## GOAL
Copy down all of the data underneath, exactly as shown.

☆ ☆ ☆ ☆ ☆ ☆ ☆

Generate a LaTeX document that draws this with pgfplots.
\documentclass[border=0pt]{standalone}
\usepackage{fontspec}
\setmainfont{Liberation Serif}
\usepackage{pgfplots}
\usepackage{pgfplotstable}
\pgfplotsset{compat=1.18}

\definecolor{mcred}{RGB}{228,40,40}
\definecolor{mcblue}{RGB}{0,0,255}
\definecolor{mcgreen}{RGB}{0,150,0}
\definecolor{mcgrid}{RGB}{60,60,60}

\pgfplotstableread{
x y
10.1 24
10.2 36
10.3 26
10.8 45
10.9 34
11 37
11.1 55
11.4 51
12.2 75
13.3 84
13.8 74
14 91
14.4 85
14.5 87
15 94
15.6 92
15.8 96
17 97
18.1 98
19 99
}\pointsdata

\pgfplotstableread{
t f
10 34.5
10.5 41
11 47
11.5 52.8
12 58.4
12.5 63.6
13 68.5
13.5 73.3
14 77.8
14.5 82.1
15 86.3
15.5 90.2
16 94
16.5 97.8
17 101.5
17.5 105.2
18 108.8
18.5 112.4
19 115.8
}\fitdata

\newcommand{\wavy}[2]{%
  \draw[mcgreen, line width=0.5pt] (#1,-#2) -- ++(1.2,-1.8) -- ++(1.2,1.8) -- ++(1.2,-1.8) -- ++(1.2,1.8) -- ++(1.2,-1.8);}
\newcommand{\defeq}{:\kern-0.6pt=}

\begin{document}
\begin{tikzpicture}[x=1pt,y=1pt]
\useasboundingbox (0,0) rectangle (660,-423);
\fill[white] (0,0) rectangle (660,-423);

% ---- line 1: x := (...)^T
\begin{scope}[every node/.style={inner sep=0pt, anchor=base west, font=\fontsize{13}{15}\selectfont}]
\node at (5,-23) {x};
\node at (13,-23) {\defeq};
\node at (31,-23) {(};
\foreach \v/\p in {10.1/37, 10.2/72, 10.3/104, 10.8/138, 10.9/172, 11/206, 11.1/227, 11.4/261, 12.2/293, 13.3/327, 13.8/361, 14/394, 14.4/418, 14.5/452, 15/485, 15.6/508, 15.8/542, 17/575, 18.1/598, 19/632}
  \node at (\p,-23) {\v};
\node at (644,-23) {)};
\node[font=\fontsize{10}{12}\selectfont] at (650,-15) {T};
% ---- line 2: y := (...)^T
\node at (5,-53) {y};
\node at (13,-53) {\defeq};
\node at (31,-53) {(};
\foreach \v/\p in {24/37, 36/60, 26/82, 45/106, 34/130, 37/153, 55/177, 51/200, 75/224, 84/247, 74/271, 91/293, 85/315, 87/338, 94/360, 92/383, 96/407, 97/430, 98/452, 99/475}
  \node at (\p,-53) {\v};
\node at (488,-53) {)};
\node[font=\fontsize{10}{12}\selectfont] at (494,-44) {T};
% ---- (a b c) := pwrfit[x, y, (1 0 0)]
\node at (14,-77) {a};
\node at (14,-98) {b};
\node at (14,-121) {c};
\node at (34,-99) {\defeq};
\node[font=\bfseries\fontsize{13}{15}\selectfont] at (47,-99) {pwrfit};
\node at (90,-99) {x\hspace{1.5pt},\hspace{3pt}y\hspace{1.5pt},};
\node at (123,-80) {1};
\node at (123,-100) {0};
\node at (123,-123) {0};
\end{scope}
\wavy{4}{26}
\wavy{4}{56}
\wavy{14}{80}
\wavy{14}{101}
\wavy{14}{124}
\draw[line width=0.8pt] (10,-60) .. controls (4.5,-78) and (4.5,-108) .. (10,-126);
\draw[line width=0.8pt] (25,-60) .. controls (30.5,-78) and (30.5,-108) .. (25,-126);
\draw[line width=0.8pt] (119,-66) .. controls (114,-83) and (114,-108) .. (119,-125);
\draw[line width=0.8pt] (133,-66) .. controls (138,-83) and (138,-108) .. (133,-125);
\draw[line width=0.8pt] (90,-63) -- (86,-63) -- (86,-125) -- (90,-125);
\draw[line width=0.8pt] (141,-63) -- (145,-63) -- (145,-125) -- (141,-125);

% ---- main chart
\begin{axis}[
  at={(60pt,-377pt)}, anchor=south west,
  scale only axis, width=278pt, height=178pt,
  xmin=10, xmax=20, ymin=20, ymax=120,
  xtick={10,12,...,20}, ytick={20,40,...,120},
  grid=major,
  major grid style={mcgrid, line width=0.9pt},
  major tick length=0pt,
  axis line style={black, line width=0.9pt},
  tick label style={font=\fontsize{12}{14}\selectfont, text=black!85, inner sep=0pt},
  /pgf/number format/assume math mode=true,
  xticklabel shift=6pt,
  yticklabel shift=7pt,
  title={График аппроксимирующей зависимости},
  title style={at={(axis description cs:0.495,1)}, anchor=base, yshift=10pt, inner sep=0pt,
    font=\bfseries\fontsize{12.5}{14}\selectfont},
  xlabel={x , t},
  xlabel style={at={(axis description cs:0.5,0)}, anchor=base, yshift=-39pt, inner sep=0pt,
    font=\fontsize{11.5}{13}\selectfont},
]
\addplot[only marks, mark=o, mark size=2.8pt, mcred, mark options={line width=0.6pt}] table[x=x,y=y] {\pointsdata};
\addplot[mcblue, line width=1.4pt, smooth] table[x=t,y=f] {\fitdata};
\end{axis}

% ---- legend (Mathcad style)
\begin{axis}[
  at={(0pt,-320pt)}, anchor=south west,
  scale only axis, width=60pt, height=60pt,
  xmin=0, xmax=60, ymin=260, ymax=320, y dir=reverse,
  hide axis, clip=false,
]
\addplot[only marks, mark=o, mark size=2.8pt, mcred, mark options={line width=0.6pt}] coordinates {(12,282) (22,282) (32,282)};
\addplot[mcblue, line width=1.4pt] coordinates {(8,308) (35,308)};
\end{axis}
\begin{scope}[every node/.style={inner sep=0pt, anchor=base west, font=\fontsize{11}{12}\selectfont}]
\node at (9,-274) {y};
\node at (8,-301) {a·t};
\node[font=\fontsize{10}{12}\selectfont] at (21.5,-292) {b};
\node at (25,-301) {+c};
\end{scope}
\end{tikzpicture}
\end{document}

☆ ☆ ☆ ☆ ☆ ☆ ☆

## WORKED ANSWER
Generate a LaTeX document that draws this with pgfplots.
\documentclass[border=0pt]{standalone}
\usepackage{fontspec}
\setmainfont{Liberation Serif}
\usepackage{pgfplots}
\usepackage{pgfplotstable}
\pgfplotsset{compat=1.18}

\definecolor{mcred}{RGB}{228,40,40}
\definecolor{mcblue}{RGB}{0,0,255}
\definecolor{mcgreen}{RGB}{0,150,0}
\definecolor{mcgrid}{RGB}{60,60,60}

\pgfplotstableread{
x y
10.1 24
10.2 36
10.3 26
10.8 45
10.9 34
11 37
11.1 55
11.4 51
12.2 75
13.3 84
13.8 74
14 91
14.4 85
14.5 87
15 94
15.6 92
15.8 96
17 97
18.1 98
19 99
}\pointsdata

\pgfplotstableread{
t f
10 34.5
10.5 41
11 47
11.5 52.8
12 58.4
12.5 63.6
13 68.5
13.5 73.3
14 77.8
14.5 82.1
15 86.3
15.5 90.2
16 94
16.5 97.8
17 101.5
17.5 105.2
18 108.8
18.5 112.4
19 115.8
}\fitdata

\newcommand{\wavy}[2]{%
  \draw[mcgreen, line width=0.5pt] (#1,-#2) -- ++(1.2,-1.8) -- ++(1.2,1.8) -- ++(1.2,-1.8) -- ++(1.2,1.8) -- ++(1.2,-1.8);}
\newcommand{\defeq}{:\kern-0.6pt=}

\begin{document}
\begin{tikzpicture}[x=1pt,y=1pt]
\useasboundingbox (0,0) rectangle (660,-423);
\fill[white] (0,0) rectangle (660,-423);

% ---- line 1: x := (...)^T
\begin{scope}[every node/.style={inner sep=0pt, anchor=base west, font=\fontsize{13}{15}\selectfont}]
\node at (5,-23) {x};
\node at (13,-23) {\defeq};
\node at (31,-23) {(};
\foreach \v/\p in {10.1/37, 10.2/72, 10.3/104, 10.8/138, 10.9/172, 11/206, 11.1/227, 11.4/261, 12.2/293, 13.3/327, 13.8/361, 14/394, 14.4/418, 14.5/452, 15/485, 15.6/508, 15.8/542, 17/575, 18.1/598, 19/632}
  \node at (\p,-23) {\v};
\node at (644,-23) {)};
\node[font=\fontsize{10}{12}\selectfont] at (650,-15) {T};
% ---- line 2: y := (...)^T
\node at (5,-53) {y};
\node at (13,-53) {\defeq};
\node at (31,-53) {(};
\foreach \v/\p in {24/37, 36/60, 26/82, 45/106, 34/130, 37/153, 55/177, 51/200, 75/224, 84/247, 74/271, 91/293, 85/315, 87/338, 94/360, 92/383, 96/407, 97/430, 98/452, 99/475}
  \node at (\p,-53) {\v};
\node at (488,-53) {)};
\node[font=\fontsize{10}{12}\selectfont] at (494,-44) {T};
% ---- (a b c) := pwrfit[x, y, (1 0 0)]
\node at (14,-77) {a};
\node at (14,-98) {b};
\node at (14,-121) {c};
\node at (34,-99) {\defeq};
\node[font=\bfseries\fontsize{13}{15}\selectfont] at (47,-99) {pwrfit};
\node at (90,-99) {x\hspace{1.5pt},\hspace{3pt}y\hspace{1.5pt},};
\node at (123,-80) {1};
\node at (123,-100) {0};
\node at (123,-123) {0};
\end{scope}
\wavy{4}{26}
\wavy{4}{56}
\wavy{14}{80}
\wavy{14}{101}
\wavy{14}{124}
\draw[line width=0.8pt] (10,-60) .. controls (4.5,-78) and (4.5,-108) .. (10,-126);
\draw[line width=0.8pt] (25,-60) .. controls (30.5,-78) and (30.5,-108) .. (25,-126);
\draw[line width=0.8pt] (119,-66) .. controls (114,-83) and (114,-108) .. (119,-125);
\draw[line width=0.8pt] (133,-66) .. controls (138,-83) and (138,-108) .. (133,-125);
\draw[line width=0.8pt] (90,-63) -- (86,-63) -- (86,-125) -- (90,-125);
\draw[line width=0.8pt] (141,-63) -- (145,-63) -- (145,-125) -- (141,-125);

% ---- main chart
\begin{axis}[
  at={(60pt,-377pt)}, anchor=south west,
  scale only axis, width=278pt, height=178pt,
  xmin=10, xmax=20, ymin=20, ymax=120,
  xtick={10,12,...,20}, ytick={20,40,...,120},
  grid=major,
  major grid style={mcgrid, line width=0.9pt},
  major tick length=0pt,
  axis line style={black, line width=0.9pt},
  tick label style={font=\fontsize{12}{14}\selectfont, text=black!85, inner sep=0pt},
  /pgf/number format/assume math mode=true,
  xticklabel shift=6pt,
  yticklabel shift=7pt,
  title={График аппроксимирующей зависимости},
  title style={at={(axis description cs:0.495,1)}, anchor=base, yshift=10pt, inner sep=0pt,
    font=\bfseries\fontsize{12.5}{14}\selectfont},
  xlabel={x , t},
  xlabel style={at={(axis description cs:0.5,0)}, anchor=base, yshift=-39pt, inner sep=0pt,
    font=\fontsize{11.5}{13}\selectfont},
]
\addplot[only marks, mark=o, mark size=2.8pt, mcred, mark options={line width=0.6pt}] table[x=x,y=y] {\pointsdata};
\addplot[mcblue, line width=1.4pt, smooth] table[x=t,y=f] {\fitdata};
\end{axis}

% ---- legend (Mathcad style)
\begin{axis}[
  at={(0pt,-320pt)}, anchor=south west,
  scale only axis, width=60pt, height=60pt,
  xmin=0, xmax=60, ymin=260, ymax=320, y dir=reverse,
  hide axis, clip=false,
]
\addplot[only marks, mark=o, mark size=2.8pt, mcred, mark options={line width=0.6pt}] coordinates {(12,282) (22,282) (32,282)};
\addplot[mcblue, line width=1.4pt] coordinates {(8,308) (35,308)};
\end{axis}
\begin{scope}[every node/.style={inner sep=0pt, anchor=base west, font=\fontsize{11}{12}\selectfont}]
\node at (9,-274) {y};
\node at (8,-301) {a·t};
\node[font=\fontsize{10}{12}\selectfont] at (21.5,-292) {b};
\node at (25,-301) {+c};
\end{scope}
\end{tikzpicture}
\end{document}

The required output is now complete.